## WHAT TO DO
Leave out the pictures and copy every record exactly.
┌─ AVAILABLE RECORDS
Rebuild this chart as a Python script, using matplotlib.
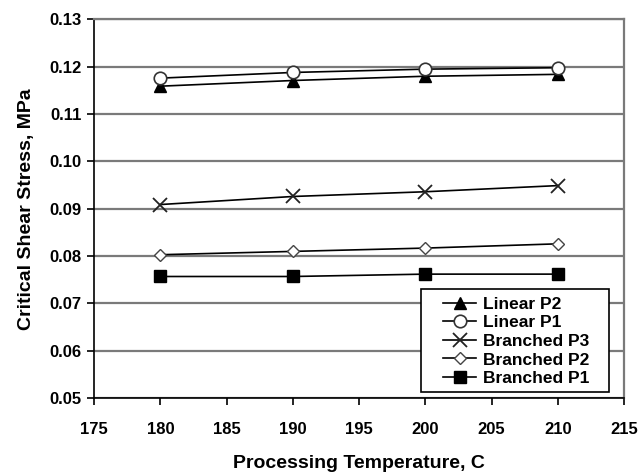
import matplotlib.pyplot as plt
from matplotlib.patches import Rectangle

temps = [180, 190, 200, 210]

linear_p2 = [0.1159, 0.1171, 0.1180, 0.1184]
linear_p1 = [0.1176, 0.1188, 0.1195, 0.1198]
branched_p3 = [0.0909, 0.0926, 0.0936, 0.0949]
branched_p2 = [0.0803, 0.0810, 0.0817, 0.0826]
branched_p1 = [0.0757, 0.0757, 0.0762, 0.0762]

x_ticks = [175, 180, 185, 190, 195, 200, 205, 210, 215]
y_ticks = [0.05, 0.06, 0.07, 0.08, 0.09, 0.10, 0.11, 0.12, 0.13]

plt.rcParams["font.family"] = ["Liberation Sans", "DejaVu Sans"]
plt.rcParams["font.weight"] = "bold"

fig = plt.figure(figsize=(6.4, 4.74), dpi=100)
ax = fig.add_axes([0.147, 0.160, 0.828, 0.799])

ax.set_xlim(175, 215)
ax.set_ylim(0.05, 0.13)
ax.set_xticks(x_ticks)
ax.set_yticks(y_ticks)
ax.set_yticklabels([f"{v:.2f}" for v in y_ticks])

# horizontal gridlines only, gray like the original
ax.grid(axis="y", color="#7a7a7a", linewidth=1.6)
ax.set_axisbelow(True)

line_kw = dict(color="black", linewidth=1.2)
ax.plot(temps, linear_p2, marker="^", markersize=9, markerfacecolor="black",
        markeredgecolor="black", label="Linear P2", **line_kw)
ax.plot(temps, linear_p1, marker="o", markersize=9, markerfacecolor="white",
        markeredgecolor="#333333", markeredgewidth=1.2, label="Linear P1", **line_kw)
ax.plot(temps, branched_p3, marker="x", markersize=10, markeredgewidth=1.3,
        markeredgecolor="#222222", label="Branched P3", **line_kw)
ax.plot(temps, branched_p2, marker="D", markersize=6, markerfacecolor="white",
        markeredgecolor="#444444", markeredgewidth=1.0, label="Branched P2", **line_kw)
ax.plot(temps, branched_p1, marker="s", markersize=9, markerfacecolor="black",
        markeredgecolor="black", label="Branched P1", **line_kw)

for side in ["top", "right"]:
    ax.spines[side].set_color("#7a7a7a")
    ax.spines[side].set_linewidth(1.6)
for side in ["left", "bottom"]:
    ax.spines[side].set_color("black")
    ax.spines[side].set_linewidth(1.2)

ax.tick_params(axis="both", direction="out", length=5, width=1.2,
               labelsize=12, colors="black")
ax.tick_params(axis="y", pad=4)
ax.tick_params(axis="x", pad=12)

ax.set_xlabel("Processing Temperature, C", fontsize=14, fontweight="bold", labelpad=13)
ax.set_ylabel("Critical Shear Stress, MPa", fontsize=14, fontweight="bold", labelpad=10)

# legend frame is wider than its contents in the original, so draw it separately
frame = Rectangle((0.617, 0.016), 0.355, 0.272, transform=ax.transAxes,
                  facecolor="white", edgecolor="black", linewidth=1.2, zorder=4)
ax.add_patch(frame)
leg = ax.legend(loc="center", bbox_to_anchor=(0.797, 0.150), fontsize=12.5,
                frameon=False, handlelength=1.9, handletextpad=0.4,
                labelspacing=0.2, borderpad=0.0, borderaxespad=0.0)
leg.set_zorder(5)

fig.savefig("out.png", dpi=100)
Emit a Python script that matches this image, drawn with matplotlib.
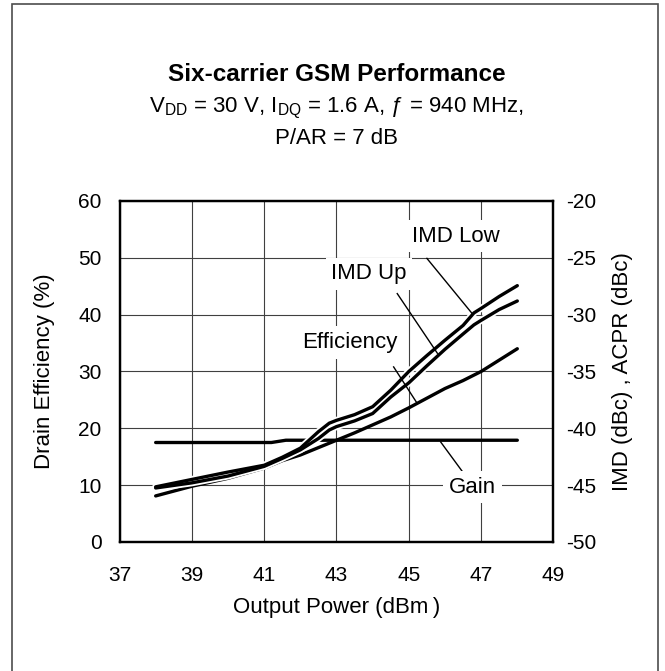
└─
## RESPONSE
Rebuild this chart as a Python script, using matplotlib.
import matplotlib.pyplot as plt
from matplotlib.patches import Rectangle

temps = [180, 190, 200, 210]

linear_p2 = [0.1159, 0.1171, 0.1180, 0.1184]
linear_p1 = [0.1176, 0.1188, 0.1195, 0.1198]
branched_p3 = [0.0909, 0.0926, 0.0936, 0.0949]
branched_p2 = [0.0803, 0.0810, 0.0817, 0.0826]
branched_p1 = [0.0757, 0.0757, 0.0762, 0.0762]

x_ticks = [175, 180, 185, 190, 195, 200, 205, 210, 215]
y_ticks = [0.05, 0.06, 0.07, 0.08, 0.09, 0.10, 0.11, 0.12, 0.13]

plt.rcParams["font.family"] = ["Liberation Sans", "DejaVu Sans"]
plt.rcParams["font.weight"] = "bold"

fig = plt.figure(figsize=(6.4, 4.74), dpi=100)
ax = fig.add_axes([0.147, 0.160, 0.828, 0.799])

ax.set_xlim(175, 215)
ax.set_ylim(0.05, 0.13)
ax.set_xticks(x_ticks)
ax.set_yticks(y_ticks)
ax.set_yticklabels([f"{v:.2f}" for v in y_ticks])

# horizontal gridlines only, gray like the original
ax.grid(axis="y", color="#7a7a7a", linewidth=1.6)
ax.set_axisbelow(True)

line_kw = dict(color="black", linewidth=1.2)
ax.plot(temps, linear_p2, marker="^", markersize=9, markerfacecolor="black",
        markeredgecolor="black", label="Linear P2", **line_kw)
ax.plot(temps, linear_p1, marker="o", markersize=9, markerfacecolor="white",
        markeredgecolor="#333333", markeredgewidth=1.2, label="Linear P1", **line_kw)
ax.plot(temps, branched_p3, marker="x", markersize=10, markeredgewidth=1.3,
        markeredgecolor="#222222", label="Branched P3", **line_kw)
ax.plot(temps, branched_p2, marker="D", markersize=6, markerfacecolor="white",
        markeredgecolor="#444444", markeredgewidth=1.0, label="Branched P2", **line_kw)
ax.plot(temps, branched_p1, marker="s", markersize=9, markerfacecolor="black",
        markeredgecolor="black", label="Branched P1", **line_kw)

for side in ["top", "right"]:
    ax.spines[side].set_color("#7a7a7a")
    ax.spines[side].set_linewidth(1.6)
for side in ["left", "bottom"]:
    ax.spines[side].set_color("black")
    ax.spines[side].set_linewidth(1.2)

ax.tick_params(axis="both", direction="out", length=5, width=1.2,
               labelsize=12, colors="black")
ax.tick_params(axis="y", pad=4)
ax.tick_params(axis="x", pad=12)

ax.set_xlabel("Processing Temperature, C", fontsize=14, fontweight="bold", labelpad=13)
ax.set_ylabel("Critical Shear Stress, MPa", fontsize=14, fontweight="bold", labelpad=10)

# legend frame is wider than its contents in the original, so draw it separately
frame = Rectangle((0.617, 0.016), 0.355, 0.272, transform=ax.transAxes,
                  facecolor="white", edgecolor="black", linewidth=1.2, zorder=4)
ax.add_patch(frame)
leg = ax.legend(loc="center", bbox_to_anchor=(0.797, 0.150), fontsize=12.5,
                frameon=False, handlelength=1.9, handletextpad=0.4,
                labelspacing=0.2, borderpad=0.0, borderaxespad=0.0)
leg.set_zorder(5)

fig.savefig("out.png", dpi=100)
Emit a Python script that matches this image, drawn with matplotlib.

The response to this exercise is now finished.